Если верить Гримму, вся политическая программа Екатерины, которой она до самой смерти оставалась верна, заключалась в постепенном ограничении самодержавной власти. Она не находила возможным – и нельзя не согласиться, что в этом она была права, – ввести подобную реформу сразу. Надо было постепенно расшатать самые устои абсолютизма и приучить народ понимать и любить свободу. Пока же самодержавие оставалось в глазах Екатерины, хотя временно, необходимым. Мы не станем опровергать этих уверений Гримма. По своему происхождению, воспитанию и, главное, по тем примерам, которые она имела перед собой со времени своего приезда в Россию, Екатерина, несомненно, могла осуждать теоретически принцип власти, принадлежавшей ей. Но только на практике получилось другое: сначала употребляя лишь временно и по необходимости эту власть, которую она считала варварской и обреченной в более или менее отдаленном будущем на полную гибель, Екатерина мало-помалу поддалась ее обаянию; она к ней привыкла и стала забывать о ее темных сторонах, помня лишь об удобствах, которые эта власть ей давала. Коротко говоря, она полюбила ее. Но, кроме того, находясь в непрерывной связи с философией и философами, Екатерина совершенно другим путем пришла со временем к тому же убеждению, что форма деспотического правления не только для России, но и для всего мира – лучшая из всех.

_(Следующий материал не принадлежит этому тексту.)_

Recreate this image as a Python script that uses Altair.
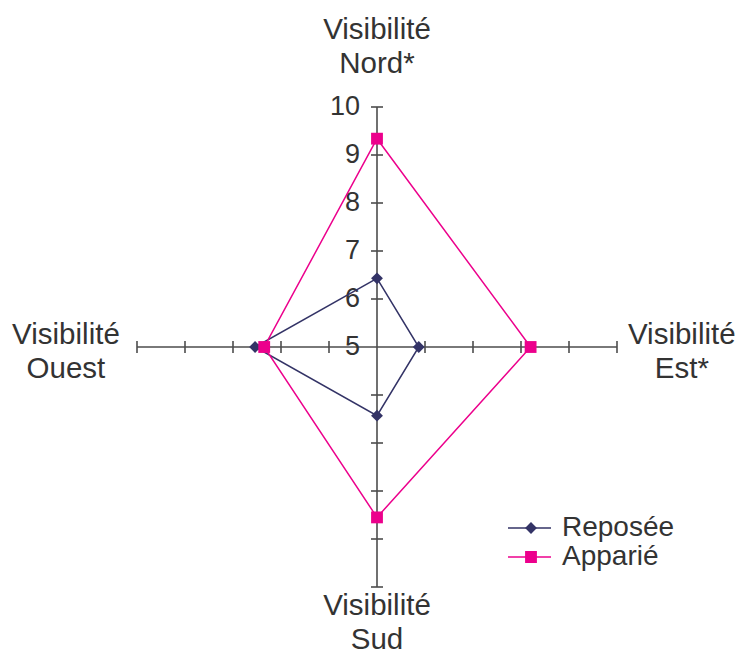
import altair as alt
import pandas as pd

# ---------------- data ----------------
axis_names = ["Nord*", "Est*", "Sud", "Ouest"]   # clockwise from top
axis_prefix = "Visibilité"
series_names = ["Reposée", "Apparié"]
reposee = [6.43, 5.87, 6.43, 7.54]
apparie = [9.34, 8.20, 8.55, 7.35]
scale_values = [5, 6, 7, 8, 9, 10]

# ---------------- style / layout ----------------
series_colors = ["#333366", "#EC008C"]
series_shapes = ["diamond", "square"]
R0, R1 = scale_values[0], scale_values[-1]
SPAN = R1 - R0
# position (in radial units) of the first line of each axis title
title_x = [0.0, 6.35, 0.0, -6.48]
title_y = [6.67, 0.31, -5.33, 0.31]
TICK_HALF = 0.125
FONT = "Liberation Sans"
TEXT_COL = "#333333"
AXIS_COL = "#4d4d4d"
MARK_SIZE = 140

# ---------------- tables ----------------
poly_rows = []
for s, vals in zip(series_names, [reposee, apparie]):
    for k in range(len(axis_names) + 1):
        i = k % len(axis_names)
        poly_rows.append({"series": s, "k": k, "axis": i, "value": vals[i]})
poly = pd.DataFrame(poly_rows)

axes_df = pd.DataFrame({"axis": list(range(len(axis_names))), "name": axis_names,
                        "tx": title_x, "ty": title_y})
tick_df = pd.DataFrame([{"axis": i, "v": v} for i in range(len(axis_names))
                        for v in scale_values[1:]])
lab_df = pd.DataFrame({"v": scale_values})

xs = alt.Scale(domain=[-SPAN, SPAN], nice=False, zero=False)
ys = alt.Scale(domain=[-SPAN, SPAN], nice=False, zero=False)
ang = "datum.axis * PI / 2"

def X(f):
    return alt.X(f"{f}:Q", scale=xs, axis=None)

def Y(f):
    return alt.Y(f"{f}:Q", scale=ys, axis=None)

# axes
axes_layer = alt.Chart(axes_df).transform_calculate(
    a=ang, zero="0",
).transform_calculate(
    ex=f"{SPAN} * sin(datum.a)", ey=f"{SPAN} * cos(datum.a)"
).mark_rule(color=AXIS_COL, strokeWidth=1.6).encode(
    x=X("zero"), y=Y("zero"), x2="ex:Q", y2="ey:Q"
)

# tick marks
ticks_layer = alt.Chart(tick_df).transform_calculate(
    a=ang, r=f"datum.v - {R0}"
).transform_calculate(
    x1=f"datum.r*sin(datum.a) - {TICK_HALF}*cos(datum.a)",
    y1=f"datum.r*cos(datum.a) + {TICK_HALF}*sin(datum.a)",
    x2=f"datum.r*sin(datum.a) + {TICK_HALF}*cos(datum.a)",
    y2=f"datum.r*cos(datum.a) - {TICK_HALF}*sin(datum.a)",
).mark_rule(color=AXIS_COL, strokeWidth=1.6).encode(
    x=X("x1"), y=Y("y1"), x2="x2:Q", y2="y2:Q"
)

# scale labels along Nord axis
labels_layer = alt.Chart(lab_df).transform_calculate(
    px="0", py=f"datum.v - {R0}"
).mark_text(align="right", baseline="middle", dx=-17, font=FONT, fontSize=27,
            color=TEXT_COL).encode(
    x=X("px"), y=Y("py"), text="v:Q"
)

# axis titles
titles_layer = alt.Chart(axes_df).transform_calculate(
    label=f"'{axis_prefix}\\n' + datum.name"
).mark_text(align="center", baseline="middle", dy=3, lineBreak="\n", lineHeight=34,
            font=FONT, fontSize=29.5, color=TEXT_COL).encode(
    x=X("tx"), y=Y("ty"), text="label:N"
)

poly_calc = alt.Chart(poly).transform_calculate(
    a=ang, r=f"datum.value - {R0}"
).transform_calculate(
    px="datum.r * sin(datum.a)", py="datum.r * cos(datum.a)"
)

line_legend = alt.Legend(
    orient="none", legendX=370, legendY=406.5, title=None, padding=0, rowPadding=0,
    symbolType="stroke", symbolSize=1849, symbolStrokeWidth=1.5, clipHeight=29,
    labelFont=FONT, labelFontSize=28, labelColor=TEXT_COL, labelOffset=10,
)
lines_layer = poly_calc.mark_line(strokeWidth=1.5).encode(
    x=X("px"), y=Y("py"), order="k:Q",
    stroke=alt.Stroke("series:N", sort=series_names, scale=alt.Scale(range=series_colors),
                      legend=line_legend),
)

# marker-only legend overlaid on the line legend (labels left empty)
point_legend = alt.Legend(
    orient="none", legendX=380, legendY=406.5, title=None, padding=0, rowPadding=0,
    symbolSize=MARK_SIZE, symbolStrokeWidth=0, clipHeight=29,
    labelFont=FONT, labelFontSize=28, labelExpr="''", labelOffset=10,
)
points_layer = poly_calc.transform_filter(f"datum.k < {len(axis_names)}").mark_point(
    filled=True, size=MARK_SIZE, opacity=1
).encode(
    x=X("px"), y=Y("py"),
    fill=alt.Fill("series:N", scale=alt.Scale(domain=series_names, range=series_colors),
                  legend=point_legend),
    shape=alt.Shape("series:N", scale=alt.Scale(domain=series_names, range=series_shapes),
                    legend=point_legend),
)

chart = alt.layer(
    axes_layer, ticks_layer, labels_layer, titles_layer, lines_layer, points_layer
).properties(
    width=480, height=480,
    autosize=alt.AutoSizeParams(type="none"),
    padding={"left": 129, "top": 99, "right": 120, "bottom": 68},
    background="white",
).configure_view(stroke=None)

chart.save("out.html", embed_options={"renderer": "svg", "actions": False})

Мы уже говорили об этом: учение Вольтера и, главным образом, энциклопедистов, не упоминая уже о Руссо, гений которого Екатерина ставила невысоко, вело неизбежно к такому результату. Теория просвещенного абсолютизма вышла непосредственно из школы философов XVIII века и была создана для того, чтобы привлечь на свою сторону наследницу Петра Великого. Разумеется, между этой теорией, как ее понимали философы, и тем, как ее применяла на деле самодержавная русская царица, лежала глубокая пропасть. Но эту пропасть Екатерина роковым образом должна была переступить. Помимо развращающего влияния самой власти, было еще одно обстоятельство, которое толкнуло ее на это.